Worse still, if you trap a drop of water between two other liquids and heat it, you can raise the temperature to at least 300 °C with nothing happening. That kind of makes a mockery of the statement ‘water boils at 100 °C’.
It turns out that ‘boiling’ is a lot more complicated than you thought.
This surprising amount of detail is is not limited to “human” or “complicated” domains, it is a near universal property of everything from space travel to sewing, to your internal experience of your own mind.
III. Invisible vs. Transparent Detail And Getting Intellectually Stuck
Again, you might think ‘So what? I guess things are complicated but I can just notice the details as I run into them; no need to think specifically about this’. And if you are doing things that are relatively simple, things that humanity has been doing for a long time, this is often true. But if you’re trying to do difficult things, things which are not known to be possible, it is not true.
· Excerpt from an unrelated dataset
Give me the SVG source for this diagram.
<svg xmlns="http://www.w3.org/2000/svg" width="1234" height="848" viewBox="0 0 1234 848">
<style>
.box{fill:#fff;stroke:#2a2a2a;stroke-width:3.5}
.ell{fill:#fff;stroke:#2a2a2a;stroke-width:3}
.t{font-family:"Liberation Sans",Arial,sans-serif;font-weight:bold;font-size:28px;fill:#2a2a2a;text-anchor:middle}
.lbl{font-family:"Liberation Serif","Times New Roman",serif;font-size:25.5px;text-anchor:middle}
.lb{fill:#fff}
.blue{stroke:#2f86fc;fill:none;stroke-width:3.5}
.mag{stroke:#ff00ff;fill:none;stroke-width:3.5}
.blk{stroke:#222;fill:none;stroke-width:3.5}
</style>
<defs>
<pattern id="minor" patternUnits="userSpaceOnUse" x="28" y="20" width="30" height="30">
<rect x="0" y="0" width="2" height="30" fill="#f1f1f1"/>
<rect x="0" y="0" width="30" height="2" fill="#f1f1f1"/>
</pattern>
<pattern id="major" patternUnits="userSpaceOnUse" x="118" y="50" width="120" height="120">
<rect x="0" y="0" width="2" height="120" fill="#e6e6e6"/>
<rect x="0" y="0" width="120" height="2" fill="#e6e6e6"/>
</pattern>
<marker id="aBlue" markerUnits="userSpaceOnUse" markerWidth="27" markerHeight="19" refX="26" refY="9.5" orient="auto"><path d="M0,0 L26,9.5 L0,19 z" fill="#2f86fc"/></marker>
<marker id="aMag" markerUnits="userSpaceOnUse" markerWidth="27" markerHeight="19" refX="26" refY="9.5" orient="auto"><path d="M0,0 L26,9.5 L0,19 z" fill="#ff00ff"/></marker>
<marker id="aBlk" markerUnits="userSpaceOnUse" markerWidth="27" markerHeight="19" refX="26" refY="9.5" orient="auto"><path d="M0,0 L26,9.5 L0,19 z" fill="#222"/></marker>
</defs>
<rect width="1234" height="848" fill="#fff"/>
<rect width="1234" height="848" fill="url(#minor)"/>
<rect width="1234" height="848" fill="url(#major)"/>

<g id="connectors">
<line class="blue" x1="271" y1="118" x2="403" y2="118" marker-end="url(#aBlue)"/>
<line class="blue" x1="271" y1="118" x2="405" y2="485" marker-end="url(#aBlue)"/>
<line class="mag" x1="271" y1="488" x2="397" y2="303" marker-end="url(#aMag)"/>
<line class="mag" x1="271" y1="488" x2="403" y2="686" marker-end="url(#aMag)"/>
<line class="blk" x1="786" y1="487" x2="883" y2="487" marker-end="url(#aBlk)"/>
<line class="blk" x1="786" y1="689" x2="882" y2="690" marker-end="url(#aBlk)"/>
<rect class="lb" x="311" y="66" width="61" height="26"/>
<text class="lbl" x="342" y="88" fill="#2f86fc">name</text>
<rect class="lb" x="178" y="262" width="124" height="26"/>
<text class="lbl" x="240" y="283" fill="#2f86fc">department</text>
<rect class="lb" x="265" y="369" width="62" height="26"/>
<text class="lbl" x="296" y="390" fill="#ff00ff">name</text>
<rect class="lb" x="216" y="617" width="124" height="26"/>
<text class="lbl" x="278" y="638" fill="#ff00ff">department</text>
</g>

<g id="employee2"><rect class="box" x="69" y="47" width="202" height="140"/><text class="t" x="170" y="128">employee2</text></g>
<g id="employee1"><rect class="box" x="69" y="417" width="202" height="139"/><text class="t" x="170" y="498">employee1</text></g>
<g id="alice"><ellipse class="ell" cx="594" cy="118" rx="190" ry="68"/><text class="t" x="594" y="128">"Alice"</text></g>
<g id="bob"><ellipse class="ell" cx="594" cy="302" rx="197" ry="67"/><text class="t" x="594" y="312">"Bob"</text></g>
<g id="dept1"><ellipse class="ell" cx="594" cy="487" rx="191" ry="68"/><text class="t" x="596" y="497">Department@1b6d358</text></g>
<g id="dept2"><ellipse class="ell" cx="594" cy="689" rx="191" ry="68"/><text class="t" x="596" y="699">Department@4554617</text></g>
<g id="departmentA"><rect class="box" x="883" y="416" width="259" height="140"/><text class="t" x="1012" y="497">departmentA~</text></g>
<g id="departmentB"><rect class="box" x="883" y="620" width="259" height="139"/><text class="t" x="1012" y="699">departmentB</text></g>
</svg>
The more difficult your mission, the more details there will be that are critical to understand for success.
You might hope that these surprising details are irrelevant to your mission, but not so. Some of them will end up being key. Wood’s tendency to warp means it’s more accurate to trace a cut than to calculate its length and angle. The possibility of superheating liquids means it’s important to use a packed bed when boiling liquids in industrial processes lest your process be highly inefficient and unpredictable. The massive difference in weight between a rocket full of fuel and an empty one means that a reusable rocket can’t hover if it can’t throttle down to a very small fraction of its original thrust, which in turn means it must plan its trajectory very precisely to achieve 0 velocity at exactly the moment it reaches the ground.
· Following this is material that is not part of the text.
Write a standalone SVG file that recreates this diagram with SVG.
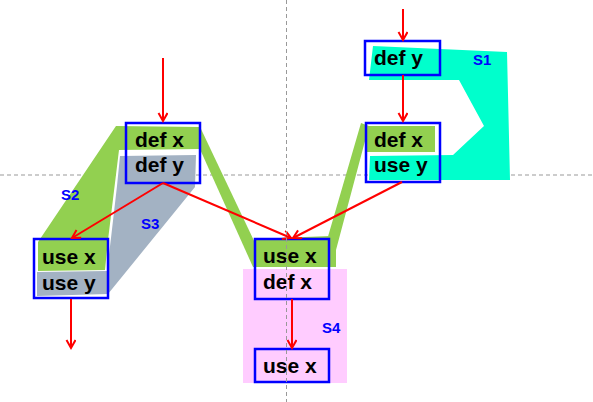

Some important details for colonizing the universe.
You might also hope that the important details will be obvious when you run into them, but not so. Such details aren’t automatically visible, even when you’re directly running up against them. Things can just seem messy and noisy instead. ‘Spirit’ thermometers, made using brandy and other liquors, were in common use in the early days of thermometry. They were even considered as a potential standard fluid for thermometers. It wasn’t until the careful work of Swiss physicist Jean-André De Luc in the 18th century that physicists realized that alcohol thermometers are highly nonlinear and highly variable depending on concentration, which is in turn hard to measure.
You’ve probably also had experiences where you were trying to do something and growing increasingly frustrated because it wasn’t working, and then finally, after some time you realize that your solution method can’t possibly work.
Another way to see that noticing the right details is hard, is that different people end up noticing different details. My brother and I once built a set of stairs for the garage with my dad, and we ran into the problem of determining where to cut the long boards so they lie at the correct angle. After struggling with the problem for a while (and I do mean struggling, a 16’ long board is heavy), we got to arguing. I remembered from trig that we could figure out angle so I wanted to go dig up my textbook and think about it. My dad said, ‘no, no, no, let’s just trace it’, insisting that we could figure out how to do it.
I kept arguing because I thought I was right. I felt really annoyed with him and he was annoyed with me. In retrospect, I think I saw the fundamental difficulty in what we were doing and I don’t think he appreciated it (look at the stairs picture and see if you can figure it out), he just heard ‘let’s draw some diagrams and compute the angle’ and didn’t think that was the solution, and if he had appreciated the thing that I saw I think he would have been more open to drawing some diagrams. But at the same time, he also understood that diagrams and math don’t account for the shape of the wood, which I did not appreciate. If we had been able to get these points across, we could have come to consensus. Drawing a diagram was probably a good idea, but computing the angle was probably not. Instead we stayed annoyed at each other for the next 3 hours.
Before you’ve noticed important details they are, of course, basically invisible. It’s hard to put your attention on them because you don’t even know what you’re looking for. But after you see them they quickly become so integrated into your intuitive models of the world that they become essentially transparent. Do you remember the insights that were crucial in learning to ride a bike or drive? How about the details and insights you have that led you to be good at the things you’re good at?
This means it’s really easy to get stuck. Stuck in your current way of seeing and thinking about things. Frames are made out of the details that seem important to you. The important details you haven’t noticed are invisible to you, and the details you have noticed seem completely obvious and you see right through them. This all makes makes it difficult to imagine how you could be missing something important.
That’s why if you ask an anti-climate change person (or a climate scientist) “what could convince you you were wrong?” you’ll likely get back an answer like “if it turned out all the data on my side was faked” or some other extremely strong requirement for evidence rather than “I would start doubting if I noticed numerous important mistakes in the details my side’s data and my colleagues didn’t want to talk about it”. The second case is much more likely than the first, but you’ll never see it if you’re not paying close attention.
If you’re trying to do impossible things, this effect should chill you to your bones. It means you could be intellectually stuck right at this very moment, with the evidence right in front of your face and you just can’t see it.
This problem is not easy to fix, but it’s not impossible either. I’ve mostly fixed it for myself. The direction for improvement is clear: seek detail you would not normally notice about the world. When you go for a walk, notice the unexpected detail in a flower or what the seams in the road imply about how the road was built. When you talk to someone who is smart but just seems so wrong, figure out what details seem important to them and why. In your work, notice how that meeting actually wouldn’t have accomplished much if Sarah hadn’t pointed out that one thing. As you learn, notice which details actually change how you think.
If you wish to not get stuck, seek to perceive what you have not yet perceived.